Starting at the top of the entries below, write out each line up to and including the one containing "import * as". Leave the pictures out.

** begin Extracted information **

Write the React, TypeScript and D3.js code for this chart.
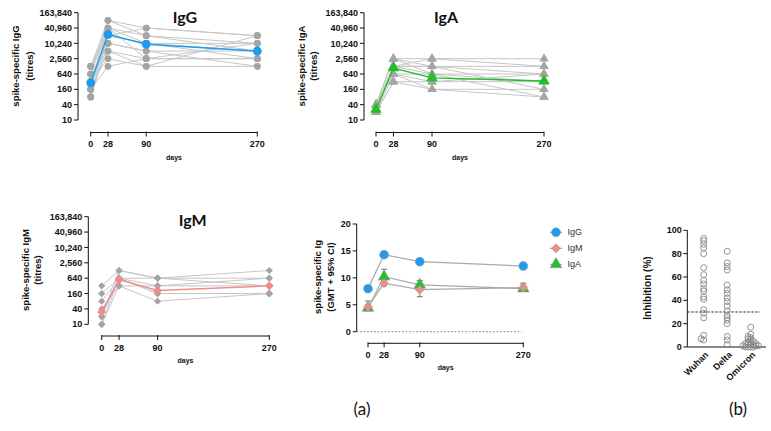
import React from "react";
import * as d3 from "d3";

// ---- data ----
const DAYS = [0, 28, 90, 270];
const TITRE_TICKS = [10, 40, 160, 640, 2560, 10240, 40960, 163840];
const GMT_TICKS = [0, 5, 10, 15, 20];
const INHIB_TICKS = [0, 20, 40, 60, 80, 100];

// individual titres, one row per subject, at DAYS
const IGG_SUBJECTS = [
  [1280, 81920, 40960, 20480],
  [640, 40960, 20480, 10240],
  [320, 40960, 10240, 5120],
  [160, 20480, 10240, 2560],
  [80, 10240, 5120, 1280],
  [1280, 20480, 40960, 20480],
  [640, 5120, 2560, 10240],
  [320, 2560, 1280, 1280],
  [160, 1280, 2560, 2560],
  [640, 81920, 20480, 5120],
  [320, 10240, 5120, 5120],
  [1280, 40960, 2560, 2560],
  [160, 5120, 1280, 20480],
  [80, 20480, 10240, 10240],
];
const IGG_GMT = [290, 23000, 9500, 5100];

const IGA_SUBJECTS = [
  [40, 2560, 2560, 2560],
  [20, 1280, 1280, 1280],
  [40, 640, 640, 640],
  [20, 320, 160, 80],
  [40, 2560, 1280, 160],
  [20, 1280, 640, 320],
  [40, 640, 320, 640],
  [20, 1280, 2560, 1280],
  [40, 2560, 640, 80],
  [20, 640, 160, 160],
  [40, 1280, 1280, 640],
  [20, 320, 320, 320],
];
const IGA_GMT = [26, 1100, 450, 340];

const IGM_SUBJECTS = [
  [320, 1280, 640, 1280],
  [160, 640, 640, 640],
  [80, 640, 320, 320],
  [40, 320, 80, 160],
  [20, 640, 160, 160],
  [10, 320, 320, 640],
  [10, 640, 160, 160],
  [20, 1280, 640, 320],
];
const IGM_GMT = [30, 560, 210, 320];

// log2 GMT with 95% CI
const G_IGG = [8.0, 14.3, 13.0, 12.2];
const G_IGG_LO = [7.6, 13.9, 12.6, 11.8];
const G_IGG_HI = [8.4, 14.7, 13.4, 12.6];
const G_IGM = [4.6, 9.0, 7.8, 8.2];
const G_IGM_LO = [4.0, 8.5, 6.5, 7.6];
const G_IGM_HI = [5.7, 9.6, 8.8, 9.0];
const G_IGA = [4.4, 10.2, 8.7, 8.0];
const G_IGA_LO = [3.9, 9.0, 7.8, 7.5];
const G_IGA_HI = [5.0, 11.6, 9.5, 8.6];

const VARIANTS = ["Wuhan", "Delta", "Omicron"];
const WUHAN = [93, 91, 88, 85, 80, 68, 62, 57, 54, 50, 48, 43, 41, 32, 29, 25, 10, 7, 6];
const DELTA = [82, 72, 69, 66, 53, 49, 46, 42, 39, 35, 31, 27, 25, 23, 20, 9, 6, 2];
const OMICRON = [17, 11, 9, 8, 7, 6, 5, 4, 4, 3, 3, 2, 2, 2, 1, 1, 1, 0, 0, 0, 0];
const THRESHOLD = 30;

const FONT = "'Liberation Sans', Arial, sans-serif";
const TITLE_FONT = "Lato, 'Open Sans', sans-serif";
const AXIS = "#111";
const GREY_LINE = "#c6c6c6";
const GREY_DOT = "#a4a4a4";
const BLUE = "#1e9cf0";
const PINK = "#f28b8b";
const GREEN = "#1fc02a";

const sym = (type: d3.SymbolType, size: number) => d3.symbol().type(type).size(size)() as string;

function Marker({ kind, x, y, fill, size, stroke }: any) {
  if (kind === "diamond") {
    return (
      <path d={sym(d3.symbolSquare, size)} transform={`translate(${x},${y}) rotate(45)`} fill={fill} stroke={stroke || "none"} strokeWidth={0.6} />
    );
  }
  const t = kind === "triangle" ? d3.symbolTriangle : d3.symbolCircle;
  return <path d={sym(t, size)} transform={`translate(${x},${y})`} fill={fill} stroke={stroke || "none"} strokeWidth={0.6} />;
}

function XDays({ x, y }: { x: d3.ScaleLinear<number, number>; y: number }) {
  return (
    <g>
      <line x1={x(0)} x2={x(270)} y1={y} y2={y} stroke={AXIS} />
      {DAYS.map((d) => (
        <g key={d}>
          <line x1={x(d)} x2={x(d)} y1={y - 1} y2={y + 4} stroke={AXIS} />
          <text x={x(d)} y={y + 14.5} textAnchor="middle" fontSize={9} fontWeight="bold" fill={AXIS}>
            {d}
          </text>
        </g>
      ))}
      <text x={(x(0) + x(270)) / 2} y={y + 27} textAnchor="middle" fontSize={7} fontWeight="bold" fill={AXIS}>
        days
      </text>
    </g>
  );
}

function YLabel({ x, y, lines, gap, size = 9.5 }: any) {
  return (
    <g>
      {lines.map((l: string, i: number) => (
        <text key={i} transform={`translate(${x + i * gap},${y}) rotate(-90)`} textAnchor="middle" dy="0.35em" fontSize={size} fontWeight="bold" fill={AXIS}>
          {l}
        </text>
      ))}
    </g>
  );
}

function TitrePanel({ g, title, label, subjects, gmt, color, kind, dotSize, gmtSize }: any) {
  const x = d3.scaleLinear().domain([0, 270]).range([g.x0, g.x1]);
  const y = d3.scaleLog().base(2).domain([10, 163840]).range([g.yBot, g.yTop]);
  const fmt = d3.format(",");
  const line = d3
    .line<number>()
    .x((_, i) => x(DAYS[i]))
    .y((v) => y(v));
  return (
    <g>
      <line x1={g.ax} x2={g.ax} y1={g.yTop} y2={g.yBot} stroke={AXIS} />
      {TITRE_TICKS.map((t) => (
        <g key={t}>
          <line x1={g.ax - 4} x2={g.ax} y1={y(t)} y2={y(t)} stroke={AXIS} />
          <text x={g.ax - 6} y={y(t)} dy="0.35em" textAnchor="end" fontSize={9} fontWeight="bold" fill={AXIS}>
            {fmt(t)}
          </text>
        </g>
      ))}
      <XDays x={x} y={g.xAxisY} />
      <text x={g.tx} y={g.ty} textAnchor="middle" fontFamily={TITLE_FONT} fontSize={16} fontWeight="bold" fill="#111">
        {title}
      </text>
      <YLabel x={g.lx} y={g.ly} lines={[label, "(titres)"]} gap={g.lgap} />
      {subjects.map((s: number[], i: number) => (
        <path key={i} d={line(s) as string} fill="none" stroke={GREY_LINE} strokeWidth={1} />
      ))}
      {subjects.map((s: number[], i: number) =>
        s.map((v, j) => <Marker key={`${i}-${j}`} kind={kind} x={x(DAYS[j])} y={y(v)} fill={GREY_DOT} size={dotSize} />)
      )}
      <path d={line(gmt) as string} fill="none" stroke={color} strokeWidth={1.4} />
      {gmt.map((v: number, j: number) => (
        <Marker key={j} kind={kind} x={x(DAYS[j])} y={y(v)} fill={color} size={gmtSize} />
      ))}
    </g>
  );
}

function GmtPanel() {
  const ax = 356.7;
  const x = d3.scaleLinear().domain([0, 270]).range([368, 523.3]);
  const y = d3.scaleLinear().domain([0, 20]).range([331.7, 224]);
  const line = d3
    .line<number>()
    .x((_, i) => x(DAYS[i]))
    .y((v) => y(v));
  const series = [
    { name: "IgG", v: G_IGG, lo: G_IGG_LO, hi: G_IGG_HI, color: BLUE, kind: "circle", size: 62 },
    { name: "IgM", v: G_IGM, lo: G_IGM_LO, hi: G_IGM_HI, color: PINK, kind: "diamond", size: 40 },
    { name: "IgA", v: G_IGA, lo: G_IGA_LO, hi: G_IGA_HI, color: GREEN, kind: "triangle", size: 58 },
  ];
  const drawOrder = [series[2], series[1], series[0]];
  return (
    <g>
      <line x1={ax} x2={ax} y1={y(20)} y2={y(0)} stroke={AXIS} />
      {GMT_TICKS.map((t) => (
        <g key={t}>
          <line x1={ax - 4} x2={ax} y1={y(t)} y2={y(t)} stroke={AXIS} />
          <text x={ax - 6} y={y(t)} dy="0.35em" textAnchor="end" fontSize={9} fontWeight="bold" fill={AXIS}>
            {t}
          </text>
        </g>
      ))}
      <line x1={ax} x2={x(270) - 1.5} y1={y(0)} y2={y(0)} stroke="#777" strokeDasharray="1.5,2" />
      <XDays x={x} y={343.3} />
      <YLabel x={318} y={277} lines={["spike-specific Ig", "(GMT + 95% CI)"]} gap={13} />
      {drawOrder.map((s) => (
        <g key={s.name}>
          <path d={line(s.v) as string} fill="none" stroke="#aaa" strokeWidth={1.2} />
          {s.v.map((_, j) => (
            <g key={j} stroke="#666" strokeWidth={0.9}>
              <line x1={x(DAYS[j])} x2={x(DAYS[j])} y1={y(s.lo[j])} y2={y(s.hi[j])} />
              <line x1={x(DAYS[j]) - 3} x2={x(DAYS[j]) + 3} y1={y(s.lo[j])} y2={y(s.lo[j])} />
              <line x1={x(DAYS[j]) - 3} x2={x(DAYS[j]) + 3} y1={y(s.hi[j])} y2={y(s.hi[j])} />
            </g>
          ))}
        </g>
      ))}
      {drawOrder.map((s) =>
        s.v.map((v, j) => <Marker key={`${s.name}${j}`} kind={s.kind} x={x(DAYS[j])} y={y(v)} fill={s.color} size={s.size} stroke="#999" />)
      )}
      {series.map((s, i) => (
        <g key={s.name}>
          <line x1={550} x2={562} y1={232.3 + i * 16} y2={232.3 + i * 16} stroke="#999" />
          <Marker kind={s.kind} x={556} y={232.3 + i * 16} fill={s.color} size={s.size} stroke="#999" />
          <text x={567.5} y={232.3 + i * 16} dy="0.35em" fontSize={9} fill="#333">
            {s.name}
          </text>
        </g>
      ))}
    </g>
  );
}

// deterministic spreading of overlapping dots (scatter dot plot style)
function spread(values: number[], y: (v: number) => number, step: number, minDist: number) {
  const placed: { dx: number; py: number; v: number }[] = [];
  [...values]
    .sort((a, b) => a - b)
    .forEach((v) => {
      const py = y(v);
      for (let k = 0; k < 20; k++) {
        const dx = (k % 2 === 0 ? 1 : -1) * Math.ceil(k / 2) * step;
        if (placed.every((p) => Math.hypot(p.dx - dx, p.py - py) >= minDist)) {
          placed.push({ dx, py, v });
          break;
        }
      }
    });
  return placed;
}

function InhibitionPanel() {
  const ax = 687.3;
  const y = d3.scaleLinear().domain([0, 100]).range([347, 230.3]);
  const x = d3.scalePoint<string>().domain(VARIANTS).range([703.7, 750.7]);
  const groups = [WUHAN, DELTA, OMICRON];
  return (
    <g>
      <line x1={ax} x2={ax} y1={y(100)} y2={y(0)} stroke={AXIS} />
      {INHIB_TICKS.map((t) => (
        <g key={t}>
          <line x1={ax - 4} x2={ax} y1={y(t)} y2={y(t)} stroke={AXIS} />
          <text x={ax - 5.5} y={y(t)} dy="0.35em" textAnchor="end" fontSize={9} fontWeight="bold" fill={AXIS}>
            {t}
          </text>
        </g>
      ))}
      <line x1={ax} x2={766} y1={y(0)} y2={y(0)} stroke={AXIS} />
      <line x1={ax} x2={760} y1={y(THRESHOLD)} y2={y(THRESHOLD)} stroke="#333" strokeDasharray="2.5,1.5" />
      <YLabel x={647} y={288} lines={["Inhibition (%)"]} gap={0} size={10} />
      {groups.map((vals, gi) =>
        spread(vals, y, 2.6, 2.2).map((p, i) => (
          <circle key={`${gi}-${i}`} cx={(x(VARIANTS[gi]) as number) + p.dx} cy={p.py} r={3} fill="none" stroke="#888" strokeWidth={0.9} />
        ))
      )}
      {VARIANTS.map((c) => (
        <text key={c} transform={`translate(${(x(c) as number) + 3},${353}) rotate(-45)`} textAnchor="end" dy="0.35em" fontSize={9} fontWeight="bold" fill={AXIS}>
          {c}
        </text>
      ))}
    </g>
  );
}

export default function App() {
  return (
    <div style={{ position: "absolute", left: 0, top: 0, width: 771, height: 431, background: "#fff" }}>
      <svg width={771} height={431} fontFamily={FONT} style={{ display: "block" }}>
        <rect width={771} height={431} fill="#fff" />
        <TitrePanel
          g={{ ax: 78, x0: 90.7, x1: 257.3, yTop: 12.7, yBot: 120, xAxisY: 132.5, tx: 185, ty: 23, lx: 16, ly: 66, lgap: 14 }}
          title="IgG"
          label="spike-specific IgG"
          subjects={IGG_SUBJECTS}
          gmt={IGG_GMT}
          color={BLUE}
          kind="circle"
          dotSize={36}
          gmtSize={62}
        />
        <TitrePanel
          g={{ ax: 364, x0: 376, x1: 544, yTop: 12.7, yBot: 120, xAxisY: 132.5, tx: 446, ty: 23, lx: 302, ly: 66, lgap: 12 }}
          title="IgA"
          label="spike-specific IgA"
          subjects={IGA_SUBJECTS}
          gmt={IGA_GMT}
          color={GREEN}
          kind="triangle"
          dotSize={38}
          gmtSize={58}
        />
        <TitrePanel
          g={{ ax: 88.3, x0: 101.7, x1: 269.3, yTop: 216.7, yBot: 324.3, xAxisY: 336, tx: 192.7, ty: 226, lx: 26, ly: 270, lgap: 12 }}
          title="IgM"
          label="spike-specific IgM"
          subjects={IGM_SUBJECTS}
          gmt={IGM_GMT}
          color={PINK}
          kind="diamond"
          dotSize={26}
          gmtSize={40}
        />
        <GmtPanel />
        <InhibitionPanel />
        <text x={362} y={415} textAnchor="middle" fontFamily={TITLE_FONT} fontSize={17} fill="#111">
          (a)
        </text>
        <text x={738} y={415} textAnchor="middle" fontFamily={TITLE_FONT} fontSize={17} fill="#111">
          (b)
        </text>
      </svg>
    </div>
  );
}
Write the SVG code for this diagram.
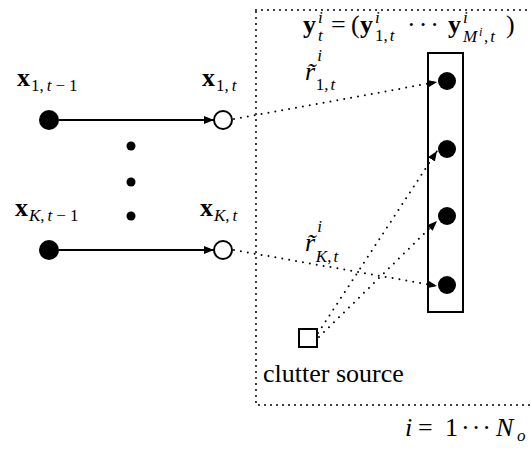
<svg xmlns="http://www.w3.org/2000/svg" width="531" height="452" viewBox="0 0 531 452">
<style>
text{font-family:"Liberation Serif","DejaVu Serif",serif;fill:#000}
.m{font-size:26px}
.b{font-weight:bold}
.i{font-style:italic}
.n{font-style:normal}
.s{font-size:17px}
.ss{font-size:12px}
.dot{stroke:#000;stroke-width:2;stroke-linecap:round;stroke-dasharray:0 7;fill:none}
.box{stroke:#000;stroke-width:2;stroke-linecap:round;stroke-dasharray:0 6;fill:none}
.solid{stroke:#000;stroke-width:2;fill:none}
.open{stroke:#000;stroke-width:2;fill:#fff}
</style>
<defs>
<marker id="ah" markerUnits="userSpaceOnUse" markerWidth="11" markerHeight="9" refX="10" refY="4" orient="auto">
<path d="M0,0 L10,4 L0,8 z" fill="#000"/>
</marker>
</defs>

<g id="plate">
<rect class="box" x="256" y="10" width="290" height="395"/>
<text class="m i" x="405" y="436">i</text>
<text class="m" x="418" y="436">=</text>
<text class="m" x="445" y="436">1</text>
<text class="m" x="461" y="436" letter-spacing="2">···</text>
<text class="m i" x="496" y="436" font-size="28">N</text>
<text class="s i" x="517" y="441">o</text>
</g>

<g id="connectors">
<line class="solid" x1="59" y1="120" x2="214" y2="120" marker-end="url(#ah)"/>
<line class="solid" x1="59" y1="250" x2="214" y2="250" marker-end="url(#ah)"/>
<line class="dot" x1="234" y1="119" x2="437" y2="82" marker-end="url(#ah)"/>
<line class="dot" x1="234" y1="250" x2="437" y2="286" marker-end="url(#ah)"/>
<line class="dot" x1="318" y1="333" x2="437" y2="151" marker-end="url(#ah)"/>
<line class="dot" x1="319" y1="337" x2="437" y2="221" marker-end="url(#ah)"/>
</g>

<g id="r1label">
<text class="m i" x="305" y="80">r&#x303;<tspan class="s" dx="2" dy="-19">i</tspan><tspan class="s n" dx="-6" dy="29">1,</tspan><tspan class="s" dx="2">t</tspan></text>
</g>
<g id="rKlabel">
<text class="m i" x="305" y="251">r&#x303;<tspan class="s" dx="2" dy="-19">i</tspan><tspan class="s" dx="-6" dy="30">K</tspan><tspan class="s n">,</tspan><tspan class="s" dx="2">t</tspan></text>
</g>

<g id="x1prev">
<circle cx="49" cy="120" r="10"/>
<text class="m" x="17" y="86"><tspan class="b">x</tspan><tspan class="s" dx="1" dy="5">1,</tspan><tspan class="s i" dx="3">t</tspan><tspan class="s" dx="4">−</tspan><tspan class="s" dx="4">1</tspan></text>
</g>
<g id="x1">
<circle class="open" cx="223" cy="120" r="9"/>
<text class="m" x="202" y="86"><tspan class="b">x</tspan><tspan class="s" dx="1" dy="5">1,</tspan><tspan class="s i" dx="3">t</tspan></text>
</g>
<g id="ellipsis">
<circle cx="131" cy="146" r="4.5"/>
<circle cx="131" cy="182" r="4.5"/>
<circle cx="131" cy="216" r="4.5"/>
</g>
<g id="xKprev">
<circle cx="49" cy="250" r="10"/>
<text class="m" x="15" y="216"><tspan class="b">x</tspan><tspan class="s i" dx="1" dy="5">K</tspan><tspan class="s">,</tspan><tspan class="s i" dx="3">t</tspan><tspan class="s" dx="4">−</tspan><tspan class="s" dx="4">1</tspan></text>
</g>
<g id="xK">
<circle class="open" cx="223" cy="250" r="9"/>
<text class="m" x="200" y="216"><tspan class="b">x</tspan><tspan class="s i" dx="1" dy="5">K</tspan><tspan class="s">,</tspan><tspan class="s i" dx="3">t</tspan></text>
</g>

<g id="measurements">
<rect x="428" y="53" width="35" height="259" fill="none" stroke="#000" stroke-width="2"/>
<circle cx="447" cy="81" r="9"/>
<circle cx="447" cy="149" r="9"/>
<circle cx="447" cy="216" r="9"/>
<circle cx="447" cy="285" r="9"/>
</g>
<g id="ylabel">
<text class="m b" x="303" y="33">y</text>
<text class="s i" x="318" y="23">i</text>
<text class="s i" x="318" y="41">t</text>
<text class="m" x="331" y="33">=</text>
<text class="m" x="351" y="33">(</text>
<text class="m b" x="360" y="33">y</text>
<text class="s i" x="375" y="23">i</text>
<text class="s" x="375" y="41">1,<tspan class="i" dx="2">t</tspan></text>
<text class="m" x="407" y="33" letter-spacing="3">···</text>
<text class="m b" x="448" y="33">y</text>
<text class="s i" x="463" y="23">i</text>
<text class="s i" x="463" y="42">M</text>
<text class="ss i" x="479" y="36">i</text>
<text class="s" x="484" y="42">,<tspan class="i" dx="2">t</tspan></text>
<text class="m" x="506" y="33">)</text>
</g>

<g id="clutter">
<rect x="299" y="329" width="18" height="18" fill="#fff" stroke="#000" stroke-width="2"/>
<text class="m" x="263" y="382">clutter source</text>
</g>
</svg>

** end Extracted information **

Complete answer:
Write the React, TypeScript and D3.js code for this chart.
import React from "react";
import * as d3 from "d3";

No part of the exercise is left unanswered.